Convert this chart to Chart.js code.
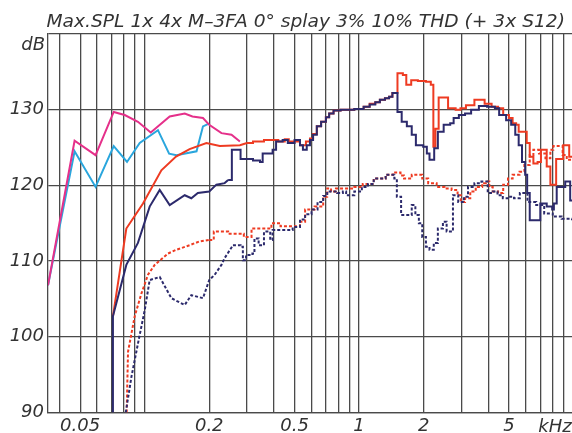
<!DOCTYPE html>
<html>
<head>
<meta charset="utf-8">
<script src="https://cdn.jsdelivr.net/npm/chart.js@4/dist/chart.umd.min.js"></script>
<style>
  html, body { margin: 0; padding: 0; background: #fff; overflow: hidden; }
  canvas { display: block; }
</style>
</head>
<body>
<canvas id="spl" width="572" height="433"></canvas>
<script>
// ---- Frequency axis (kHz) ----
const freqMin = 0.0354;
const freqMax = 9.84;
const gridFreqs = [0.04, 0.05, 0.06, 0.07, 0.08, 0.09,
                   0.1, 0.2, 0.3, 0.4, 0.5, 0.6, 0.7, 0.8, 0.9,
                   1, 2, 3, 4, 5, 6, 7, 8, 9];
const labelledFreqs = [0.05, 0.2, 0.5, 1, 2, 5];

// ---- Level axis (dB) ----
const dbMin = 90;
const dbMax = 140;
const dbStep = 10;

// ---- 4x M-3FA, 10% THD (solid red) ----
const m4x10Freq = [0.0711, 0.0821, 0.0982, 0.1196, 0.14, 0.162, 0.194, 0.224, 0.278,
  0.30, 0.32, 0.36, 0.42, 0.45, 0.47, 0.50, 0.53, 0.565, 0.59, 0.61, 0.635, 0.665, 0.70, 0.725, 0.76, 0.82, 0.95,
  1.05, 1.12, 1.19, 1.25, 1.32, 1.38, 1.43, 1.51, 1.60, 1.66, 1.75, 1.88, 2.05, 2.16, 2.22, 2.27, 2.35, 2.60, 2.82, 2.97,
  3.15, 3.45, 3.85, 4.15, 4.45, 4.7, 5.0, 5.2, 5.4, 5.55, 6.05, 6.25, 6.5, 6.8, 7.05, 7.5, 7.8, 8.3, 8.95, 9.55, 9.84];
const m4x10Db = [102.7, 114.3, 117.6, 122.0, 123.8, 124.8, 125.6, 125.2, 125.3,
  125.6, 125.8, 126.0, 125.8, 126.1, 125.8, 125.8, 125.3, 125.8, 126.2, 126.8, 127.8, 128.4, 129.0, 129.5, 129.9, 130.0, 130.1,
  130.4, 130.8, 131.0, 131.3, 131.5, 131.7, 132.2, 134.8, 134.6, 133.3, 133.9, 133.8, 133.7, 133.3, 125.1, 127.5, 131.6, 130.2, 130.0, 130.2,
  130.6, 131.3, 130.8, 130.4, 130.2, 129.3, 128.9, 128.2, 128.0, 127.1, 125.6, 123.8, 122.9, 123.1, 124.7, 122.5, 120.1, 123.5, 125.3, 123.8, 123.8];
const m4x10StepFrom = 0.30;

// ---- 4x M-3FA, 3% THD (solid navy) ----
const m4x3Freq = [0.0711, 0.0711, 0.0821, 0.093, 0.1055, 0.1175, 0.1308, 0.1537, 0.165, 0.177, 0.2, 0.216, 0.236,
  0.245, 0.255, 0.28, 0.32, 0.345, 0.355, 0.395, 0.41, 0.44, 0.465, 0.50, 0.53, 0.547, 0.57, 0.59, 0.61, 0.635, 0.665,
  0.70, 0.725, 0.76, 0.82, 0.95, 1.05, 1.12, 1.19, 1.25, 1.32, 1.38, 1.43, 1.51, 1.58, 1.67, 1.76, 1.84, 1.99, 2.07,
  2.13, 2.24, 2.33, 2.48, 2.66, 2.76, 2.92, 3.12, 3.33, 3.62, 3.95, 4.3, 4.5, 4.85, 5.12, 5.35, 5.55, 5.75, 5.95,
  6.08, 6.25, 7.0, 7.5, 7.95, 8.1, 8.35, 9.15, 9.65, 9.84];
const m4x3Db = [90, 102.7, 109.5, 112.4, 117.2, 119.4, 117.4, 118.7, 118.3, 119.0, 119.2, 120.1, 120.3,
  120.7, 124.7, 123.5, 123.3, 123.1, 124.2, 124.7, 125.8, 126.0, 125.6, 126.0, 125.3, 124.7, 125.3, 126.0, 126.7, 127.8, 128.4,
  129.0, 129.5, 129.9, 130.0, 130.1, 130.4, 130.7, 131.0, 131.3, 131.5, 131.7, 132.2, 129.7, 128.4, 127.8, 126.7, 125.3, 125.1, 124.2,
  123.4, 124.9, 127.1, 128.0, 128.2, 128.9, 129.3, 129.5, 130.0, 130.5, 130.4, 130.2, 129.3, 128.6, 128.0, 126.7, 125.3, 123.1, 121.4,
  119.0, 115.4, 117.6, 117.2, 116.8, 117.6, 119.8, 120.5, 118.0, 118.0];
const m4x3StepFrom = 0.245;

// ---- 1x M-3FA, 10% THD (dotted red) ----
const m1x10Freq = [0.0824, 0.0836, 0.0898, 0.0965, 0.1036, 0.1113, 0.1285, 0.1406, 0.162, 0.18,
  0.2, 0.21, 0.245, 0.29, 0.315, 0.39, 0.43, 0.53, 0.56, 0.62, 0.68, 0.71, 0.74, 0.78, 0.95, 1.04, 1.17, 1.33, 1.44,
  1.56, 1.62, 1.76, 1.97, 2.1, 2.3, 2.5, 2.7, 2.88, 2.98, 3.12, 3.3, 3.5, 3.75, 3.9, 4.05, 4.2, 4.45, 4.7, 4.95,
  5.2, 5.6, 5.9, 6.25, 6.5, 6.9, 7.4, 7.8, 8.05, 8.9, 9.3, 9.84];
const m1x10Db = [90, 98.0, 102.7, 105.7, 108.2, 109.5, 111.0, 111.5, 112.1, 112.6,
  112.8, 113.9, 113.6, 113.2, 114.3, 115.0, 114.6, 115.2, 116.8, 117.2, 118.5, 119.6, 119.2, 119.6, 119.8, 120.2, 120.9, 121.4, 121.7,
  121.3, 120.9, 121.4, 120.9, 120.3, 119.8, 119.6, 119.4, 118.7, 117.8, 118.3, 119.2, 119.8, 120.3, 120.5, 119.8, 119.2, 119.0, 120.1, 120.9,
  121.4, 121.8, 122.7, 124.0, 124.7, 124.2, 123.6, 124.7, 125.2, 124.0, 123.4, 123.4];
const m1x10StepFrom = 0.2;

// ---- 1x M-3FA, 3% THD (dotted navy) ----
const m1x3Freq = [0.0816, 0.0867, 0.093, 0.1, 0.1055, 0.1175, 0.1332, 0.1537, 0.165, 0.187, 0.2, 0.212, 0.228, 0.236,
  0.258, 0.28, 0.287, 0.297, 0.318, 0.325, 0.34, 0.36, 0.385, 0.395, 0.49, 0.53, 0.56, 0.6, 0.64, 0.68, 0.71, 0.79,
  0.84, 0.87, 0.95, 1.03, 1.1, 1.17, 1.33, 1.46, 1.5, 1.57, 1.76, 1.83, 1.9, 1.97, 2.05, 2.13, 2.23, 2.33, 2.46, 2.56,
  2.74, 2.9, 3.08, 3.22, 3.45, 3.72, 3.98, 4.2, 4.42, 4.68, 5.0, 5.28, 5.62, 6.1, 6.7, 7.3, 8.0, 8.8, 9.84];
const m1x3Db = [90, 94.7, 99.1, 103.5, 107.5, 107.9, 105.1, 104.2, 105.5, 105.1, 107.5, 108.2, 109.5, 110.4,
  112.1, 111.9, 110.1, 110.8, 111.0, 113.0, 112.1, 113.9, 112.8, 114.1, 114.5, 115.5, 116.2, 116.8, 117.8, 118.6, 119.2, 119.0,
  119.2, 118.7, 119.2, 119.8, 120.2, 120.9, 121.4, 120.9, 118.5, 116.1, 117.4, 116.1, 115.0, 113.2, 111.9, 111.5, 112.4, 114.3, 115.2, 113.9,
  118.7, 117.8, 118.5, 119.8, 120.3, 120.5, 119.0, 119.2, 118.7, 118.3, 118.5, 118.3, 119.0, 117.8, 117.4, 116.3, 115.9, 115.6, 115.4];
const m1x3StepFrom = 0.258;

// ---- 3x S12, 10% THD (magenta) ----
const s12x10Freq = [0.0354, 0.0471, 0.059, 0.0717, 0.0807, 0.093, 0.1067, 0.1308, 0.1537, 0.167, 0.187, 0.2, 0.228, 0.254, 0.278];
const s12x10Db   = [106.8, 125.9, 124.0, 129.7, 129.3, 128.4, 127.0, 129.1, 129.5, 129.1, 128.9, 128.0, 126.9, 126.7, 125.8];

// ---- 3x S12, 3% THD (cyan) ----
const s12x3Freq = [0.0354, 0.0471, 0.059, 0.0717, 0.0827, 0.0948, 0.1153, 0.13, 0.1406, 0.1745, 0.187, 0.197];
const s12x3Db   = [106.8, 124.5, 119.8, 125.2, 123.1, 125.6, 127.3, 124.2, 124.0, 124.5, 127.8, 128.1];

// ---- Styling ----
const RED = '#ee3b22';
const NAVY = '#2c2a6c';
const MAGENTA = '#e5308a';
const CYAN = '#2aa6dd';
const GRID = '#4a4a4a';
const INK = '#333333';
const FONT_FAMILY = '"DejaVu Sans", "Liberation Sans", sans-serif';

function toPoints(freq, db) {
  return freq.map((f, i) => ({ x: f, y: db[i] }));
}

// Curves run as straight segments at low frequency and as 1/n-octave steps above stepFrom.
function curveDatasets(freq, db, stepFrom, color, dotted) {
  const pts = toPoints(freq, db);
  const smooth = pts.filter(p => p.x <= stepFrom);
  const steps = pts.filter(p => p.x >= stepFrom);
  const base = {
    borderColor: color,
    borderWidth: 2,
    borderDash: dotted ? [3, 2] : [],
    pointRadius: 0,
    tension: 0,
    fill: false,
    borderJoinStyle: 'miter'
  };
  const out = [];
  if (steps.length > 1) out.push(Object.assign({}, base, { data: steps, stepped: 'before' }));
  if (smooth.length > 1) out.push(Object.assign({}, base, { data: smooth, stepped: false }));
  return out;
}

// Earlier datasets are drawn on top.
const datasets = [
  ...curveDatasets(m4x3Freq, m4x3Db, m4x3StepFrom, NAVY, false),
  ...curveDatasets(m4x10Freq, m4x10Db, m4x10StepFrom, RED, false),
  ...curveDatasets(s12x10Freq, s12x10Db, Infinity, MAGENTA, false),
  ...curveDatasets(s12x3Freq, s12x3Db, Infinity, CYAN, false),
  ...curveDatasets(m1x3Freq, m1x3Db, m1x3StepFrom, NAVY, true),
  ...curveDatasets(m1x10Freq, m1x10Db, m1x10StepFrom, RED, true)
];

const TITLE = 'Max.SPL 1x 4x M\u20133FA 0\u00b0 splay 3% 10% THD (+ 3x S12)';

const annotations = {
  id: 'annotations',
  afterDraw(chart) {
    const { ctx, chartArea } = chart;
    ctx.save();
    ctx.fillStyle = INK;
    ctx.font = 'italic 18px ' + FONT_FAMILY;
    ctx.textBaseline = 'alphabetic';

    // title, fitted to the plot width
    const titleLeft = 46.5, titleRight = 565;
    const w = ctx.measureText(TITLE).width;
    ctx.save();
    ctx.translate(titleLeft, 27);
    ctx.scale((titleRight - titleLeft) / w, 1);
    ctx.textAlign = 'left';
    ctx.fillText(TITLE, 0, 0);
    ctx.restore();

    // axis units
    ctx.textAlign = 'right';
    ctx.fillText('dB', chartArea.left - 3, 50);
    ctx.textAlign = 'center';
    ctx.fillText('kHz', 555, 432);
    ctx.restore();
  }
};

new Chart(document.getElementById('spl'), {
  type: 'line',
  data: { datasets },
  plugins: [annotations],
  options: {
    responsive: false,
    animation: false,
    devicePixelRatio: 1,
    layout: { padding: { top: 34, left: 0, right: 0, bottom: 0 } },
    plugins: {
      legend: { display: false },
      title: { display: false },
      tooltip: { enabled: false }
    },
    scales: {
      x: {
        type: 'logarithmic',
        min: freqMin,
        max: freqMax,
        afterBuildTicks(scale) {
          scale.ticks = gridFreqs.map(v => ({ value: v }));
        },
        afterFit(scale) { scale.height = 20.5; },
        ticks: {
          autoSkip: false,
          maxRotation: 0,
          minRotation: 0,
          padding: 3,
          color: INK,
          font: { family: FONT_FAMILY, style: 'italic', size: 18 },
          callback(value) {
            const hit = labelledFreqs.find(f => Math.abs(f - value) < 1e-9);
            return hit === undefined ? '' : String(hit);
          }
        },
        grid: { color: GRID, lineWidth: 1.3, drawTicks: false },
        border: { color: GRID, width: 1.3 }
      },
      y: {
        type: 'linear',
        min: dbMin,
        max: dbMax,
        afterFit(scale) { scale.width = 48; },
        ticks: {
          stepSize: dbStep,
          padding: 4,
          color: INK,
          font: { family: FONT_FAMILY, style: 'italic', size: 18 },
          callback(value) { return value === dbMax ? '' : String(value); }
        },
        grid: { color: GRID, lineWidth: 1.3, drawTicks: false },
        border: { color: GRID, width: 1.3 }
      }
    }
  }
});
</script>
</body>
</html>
--
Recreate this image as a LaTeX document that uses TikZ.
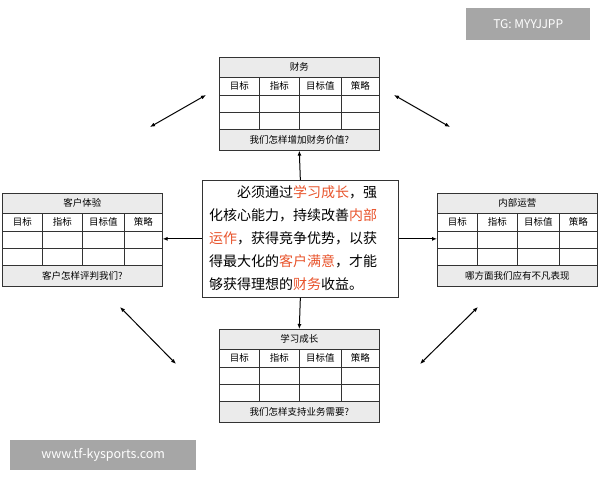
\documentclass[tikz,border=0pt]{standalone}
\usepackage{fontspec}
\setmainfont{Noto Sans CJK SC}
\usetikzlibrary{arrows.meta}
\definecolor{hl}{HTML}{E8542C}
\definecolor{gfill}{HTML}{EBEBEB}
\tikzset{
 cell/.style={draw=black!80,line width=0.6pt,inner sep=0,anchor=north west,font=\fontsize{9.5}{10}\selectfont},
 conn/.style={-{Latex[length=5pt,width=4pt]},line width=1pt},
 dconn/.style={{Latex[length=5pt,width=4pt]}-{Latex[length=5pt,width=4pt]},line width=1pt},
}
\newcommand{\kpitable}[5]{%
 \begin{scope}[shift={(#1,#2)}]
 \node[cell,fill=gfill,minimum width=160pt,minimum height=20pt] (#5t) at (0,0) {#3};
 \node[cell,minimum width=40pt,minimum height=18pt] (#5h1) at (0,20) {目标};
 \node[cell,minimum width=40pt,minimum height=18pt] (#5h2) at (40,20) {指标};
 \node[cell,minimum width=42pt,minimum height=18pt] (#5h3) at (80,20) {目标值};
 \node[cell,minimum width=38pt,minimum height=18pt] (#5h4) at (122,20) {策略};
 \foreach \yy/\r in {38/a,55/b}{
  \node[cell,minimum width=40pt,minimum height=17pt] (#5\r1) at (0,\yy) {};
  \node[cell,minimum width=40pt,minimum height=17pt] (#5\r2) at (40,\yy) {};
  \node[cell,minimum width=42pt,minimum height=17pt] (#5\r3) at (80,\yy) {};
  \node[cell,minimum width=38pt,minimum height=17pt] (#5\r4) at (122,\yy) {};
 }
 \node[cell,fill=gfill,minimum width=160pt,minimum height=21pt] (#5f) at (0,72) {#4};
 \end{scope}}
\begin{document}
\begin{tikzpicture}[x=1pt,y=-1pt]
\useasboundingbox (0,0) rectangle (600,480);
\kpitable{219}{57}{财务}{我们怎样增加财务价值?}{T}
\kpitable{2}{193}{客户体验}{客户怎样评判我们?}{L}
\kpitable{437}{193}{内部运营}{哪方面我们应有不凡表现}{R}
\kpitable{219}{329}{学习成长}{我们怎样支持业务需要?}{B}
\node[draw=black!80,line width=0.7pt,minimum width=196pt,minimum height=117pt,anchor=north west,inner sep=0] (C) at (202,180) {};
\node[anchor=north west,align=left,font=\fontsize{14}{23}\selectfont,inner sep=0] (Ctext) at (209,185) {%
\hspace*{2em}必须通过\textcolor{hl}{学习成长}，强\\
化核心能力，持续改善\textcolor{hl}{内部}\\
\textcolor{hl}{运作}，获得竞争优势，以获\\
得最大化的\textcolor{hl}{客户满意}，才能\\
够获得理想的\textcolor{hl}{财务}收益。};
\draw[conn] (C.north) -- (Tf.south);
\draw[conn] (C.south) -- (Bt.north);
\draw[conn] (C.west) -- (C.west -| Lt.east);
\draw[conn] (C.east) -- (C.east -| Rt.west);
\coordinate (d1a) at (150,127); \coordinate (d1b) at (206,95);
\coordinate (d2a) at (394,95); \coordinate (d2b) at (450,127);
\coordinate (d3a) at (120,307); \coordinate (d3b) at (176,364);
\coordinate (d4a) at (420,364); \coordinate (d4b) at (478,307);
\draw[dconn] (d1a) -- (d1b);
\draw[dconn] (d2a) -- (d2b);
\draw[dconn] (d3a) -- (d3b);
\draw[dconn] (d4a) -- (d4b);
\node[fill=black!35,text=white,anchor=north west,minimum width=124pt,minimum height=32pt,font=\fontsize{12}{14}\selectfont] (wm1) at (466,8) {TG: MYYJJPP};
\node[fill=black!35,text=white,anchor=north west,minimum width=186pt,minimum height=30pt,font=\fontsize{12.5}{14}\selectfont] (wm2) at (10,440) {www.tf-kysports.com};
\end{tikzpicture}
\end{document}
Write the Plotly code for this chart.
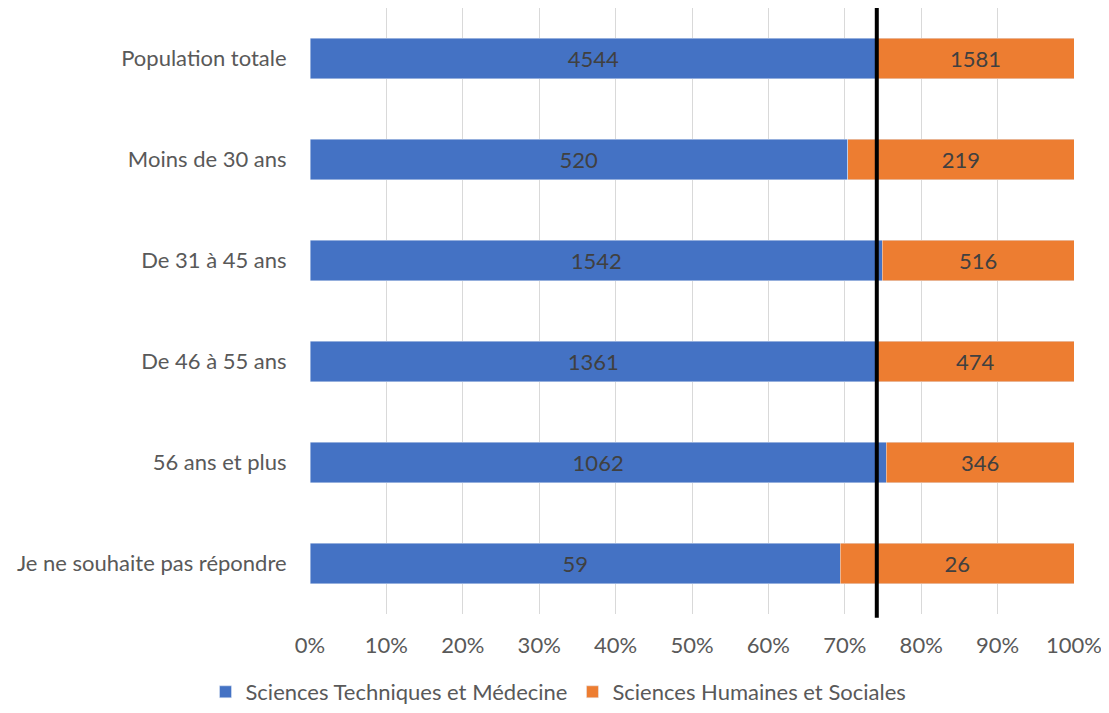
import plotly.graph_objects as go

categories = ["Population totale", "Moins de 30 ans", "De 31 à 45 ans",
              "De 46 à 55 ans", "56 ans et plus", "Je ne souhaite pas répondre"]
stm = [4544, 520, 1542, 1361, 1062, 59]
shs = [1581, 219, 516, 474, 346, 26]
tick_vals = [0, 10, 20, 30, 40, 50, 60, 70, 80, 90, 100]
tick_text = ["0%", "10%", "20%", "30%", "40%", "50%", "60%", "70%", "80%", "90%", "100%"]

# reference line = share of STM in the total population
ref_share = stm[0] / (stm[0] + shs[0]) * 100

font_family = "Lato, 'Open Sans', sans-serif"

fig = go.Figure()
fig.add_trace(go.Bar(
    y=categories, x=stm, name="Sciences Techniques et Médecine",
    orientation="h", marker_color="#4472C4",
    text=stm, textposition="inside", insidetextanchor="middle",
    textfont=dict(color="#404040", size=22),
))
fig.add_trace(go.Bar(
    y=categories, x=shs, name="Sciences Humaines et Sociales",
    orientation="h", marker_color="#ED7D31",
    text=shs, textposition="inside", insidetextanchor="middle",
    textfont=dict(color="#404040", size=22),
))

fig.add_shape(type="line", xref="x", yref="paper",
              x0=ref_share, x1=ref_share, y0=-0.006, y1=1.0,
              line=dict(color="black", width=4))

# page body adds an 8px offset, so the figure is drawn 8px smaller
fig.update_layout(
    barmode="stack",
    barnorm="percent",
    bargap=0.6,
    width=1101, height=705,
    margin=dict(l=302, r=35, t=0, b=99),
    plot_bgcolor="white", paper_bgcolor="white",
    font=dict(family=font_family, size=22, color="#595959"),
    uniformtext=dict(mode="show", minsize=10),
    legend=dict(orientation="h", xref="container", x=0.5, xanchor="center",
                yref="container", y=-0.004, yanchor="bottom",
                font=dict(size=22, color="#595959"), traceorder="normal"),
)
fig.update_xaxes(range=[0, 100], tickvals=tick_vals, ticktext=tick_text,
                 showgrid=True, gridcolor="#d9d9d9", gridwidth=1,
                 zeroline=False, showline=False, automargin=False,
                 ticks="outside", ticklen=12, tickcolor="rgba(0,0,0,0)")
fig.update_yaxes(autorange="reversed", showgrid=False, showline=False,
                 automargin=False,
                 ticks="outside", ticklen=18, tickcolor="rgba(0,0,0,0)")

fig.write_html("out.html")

**GOAL:** Say the number of lines in the records above that include the string "this", and no more.

**OUTPUT OF THE TASK:** 3